From the first line of the listing below, retype each line up to and including the one with "plt.rcParams['font.size'] = 24"; pictures stay out.

**Information shown**
- - - -

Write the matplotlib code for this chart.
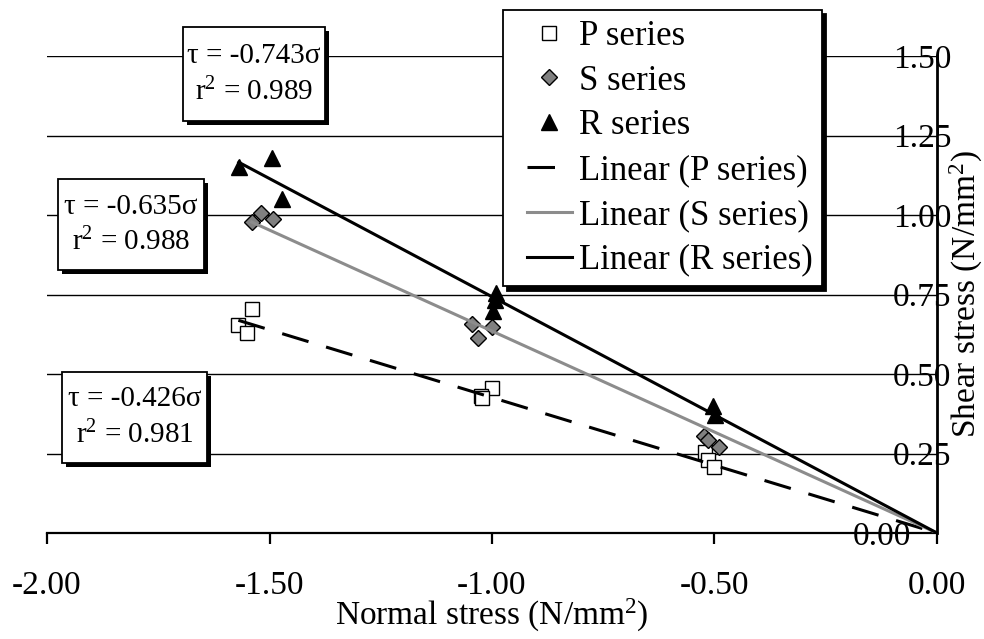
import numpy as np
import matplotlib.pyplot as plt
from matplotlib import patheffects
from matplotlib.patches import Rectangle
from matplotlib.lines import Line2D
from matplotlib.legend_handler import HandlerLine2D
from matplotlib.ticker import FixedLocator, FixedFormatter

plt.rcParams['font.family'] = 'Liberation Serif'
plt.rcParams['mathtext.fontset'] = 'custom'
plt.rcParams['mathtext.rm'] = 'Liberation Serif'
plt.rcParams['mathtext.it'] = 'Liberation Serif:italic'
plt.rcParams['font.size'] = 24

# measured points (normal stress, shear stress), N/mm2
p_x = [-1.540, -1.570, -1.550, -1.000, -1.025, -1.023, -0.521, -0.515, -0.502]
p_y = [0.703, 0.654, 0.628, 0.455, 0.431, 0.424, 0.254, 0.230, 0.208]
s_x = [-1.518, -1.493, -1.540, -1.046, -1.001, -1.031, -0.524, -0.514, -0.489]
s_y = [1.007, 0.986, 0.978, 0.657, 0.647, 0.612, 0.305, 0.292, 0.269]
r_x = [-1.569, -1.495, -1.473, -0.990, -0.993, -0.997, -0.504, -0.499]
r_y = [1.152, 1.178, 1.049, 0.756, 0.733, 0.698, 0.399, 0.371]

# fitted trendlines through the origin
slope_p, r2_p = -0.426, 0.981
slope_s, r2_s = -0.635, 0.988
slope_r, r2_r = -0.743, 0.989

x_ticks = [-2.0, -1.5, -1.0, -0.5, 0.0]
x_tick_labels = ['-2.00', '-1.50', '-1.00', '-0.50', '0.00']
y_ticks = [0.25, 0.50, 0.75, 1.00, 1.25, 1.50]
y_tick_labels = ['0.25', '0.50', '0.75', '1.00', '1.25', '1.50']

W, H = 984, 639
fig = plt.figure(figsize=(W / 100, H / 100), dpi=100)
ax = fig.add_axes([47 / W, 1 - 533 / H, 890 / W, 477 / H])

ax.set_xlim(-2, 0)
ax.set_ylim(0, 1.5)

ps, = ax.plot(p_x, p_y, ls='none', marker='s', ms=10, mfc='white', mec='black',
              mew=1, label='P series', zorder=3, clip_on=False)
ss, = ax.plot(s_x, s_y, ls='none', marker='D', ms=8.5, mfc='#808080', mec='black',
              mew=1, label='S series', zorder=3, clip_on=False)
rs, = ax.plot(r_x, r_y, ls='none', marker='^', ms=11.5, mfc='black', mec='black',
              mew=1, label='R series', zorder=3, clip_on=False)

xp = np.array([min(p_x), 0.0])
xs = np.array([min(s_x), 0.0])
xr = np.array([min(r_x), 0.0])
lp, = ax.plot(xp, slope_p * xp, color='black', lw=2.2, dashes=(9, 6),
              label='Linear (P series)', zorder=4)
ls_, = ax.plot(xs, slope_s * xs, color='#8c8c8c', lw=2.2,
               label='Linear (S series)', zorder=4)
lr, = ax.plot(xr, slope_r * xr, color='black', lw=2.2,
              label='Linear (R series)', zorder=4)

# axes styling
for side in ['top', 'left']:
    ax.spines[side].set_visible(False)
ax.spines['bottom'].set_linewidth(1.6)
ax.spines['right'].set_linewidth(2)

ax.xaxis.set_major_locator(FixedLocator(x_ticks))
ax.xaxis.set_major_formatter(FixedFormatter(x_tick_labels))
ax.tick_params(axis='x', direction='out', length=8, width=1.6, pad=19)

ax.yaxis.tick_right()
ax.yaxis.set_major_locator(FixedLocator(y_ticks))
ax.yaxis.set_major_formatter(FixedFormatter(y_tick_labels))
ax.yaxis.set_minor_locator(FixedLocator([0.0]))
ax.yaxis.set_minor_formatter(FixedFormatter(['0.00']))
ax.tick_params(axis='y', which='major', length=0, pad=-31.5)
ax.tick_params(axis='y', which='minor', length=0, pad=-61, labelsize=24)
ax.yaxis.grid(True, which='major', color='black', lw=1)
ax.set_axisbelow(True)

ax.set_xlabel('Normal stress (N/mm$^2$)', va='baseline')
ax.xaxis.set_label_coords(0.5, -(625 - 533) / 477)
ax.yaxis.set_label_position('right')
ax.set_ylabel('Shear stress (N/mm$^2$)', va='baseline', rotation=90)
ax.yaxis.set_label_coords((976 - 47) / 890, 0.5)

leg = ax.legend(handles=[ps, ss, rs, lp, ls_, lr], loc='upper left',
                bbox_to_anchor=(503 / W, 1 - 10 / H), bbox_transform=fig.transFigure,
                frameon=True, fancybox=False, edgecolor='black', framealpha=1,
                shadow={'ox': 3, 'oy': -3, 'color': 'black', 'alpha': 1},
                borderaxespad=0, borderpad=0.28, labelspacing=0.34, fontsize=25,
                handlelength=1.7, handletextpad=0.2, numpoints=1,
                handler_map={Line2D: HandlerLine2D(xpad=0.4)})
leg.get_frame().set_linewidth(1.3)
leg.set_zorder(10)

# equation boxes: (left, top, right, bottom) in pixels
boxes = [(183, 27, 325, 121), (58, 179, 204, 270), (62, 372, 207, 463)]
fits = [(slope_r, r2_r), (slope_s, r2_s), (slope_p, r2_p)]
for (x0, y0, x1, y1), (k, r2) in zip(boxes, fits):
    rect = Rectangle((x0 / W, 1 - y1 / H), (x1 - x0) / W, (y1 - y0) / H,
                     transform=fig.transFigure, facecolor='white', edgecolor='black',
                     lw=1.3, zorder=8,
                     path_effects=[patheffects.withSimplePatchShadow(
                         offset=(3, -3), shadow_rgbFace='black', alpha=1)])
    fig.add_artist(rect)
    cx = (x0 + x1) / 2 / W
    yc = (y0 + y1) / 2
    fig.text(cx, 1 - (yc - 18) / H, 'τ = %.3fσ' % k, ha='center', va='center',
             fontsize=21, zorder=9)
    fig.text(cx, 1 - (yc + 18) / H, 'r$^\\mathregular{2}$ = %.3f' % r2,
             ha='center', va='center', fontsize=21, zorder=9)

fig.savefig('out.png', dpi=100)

- - - -

**Written solution**
Write the matplotlib code for this chart.
import numpy as np
import matplotlib.pyplot as plt
from matplotlib import patheffects
from matplotlib.patches import Rectangle
from matplotlib.lines import Line2D
from matplotlib.legend_handler import HandlerLine2D
from matplotlib.ticker import FixedLocator, FixedFormatter

plt.rcParams['font.family'] = 'Liberation Serif'
plt.rcParams['mathtext.fontset'] = 'custom'
plt.rcParams['mathtext.rm'] = 'Liberation Serif'
plt.rcParams['mathtext.it'] = 'Liberation Serif:italic'
plt.rcParams['font.size'] = 24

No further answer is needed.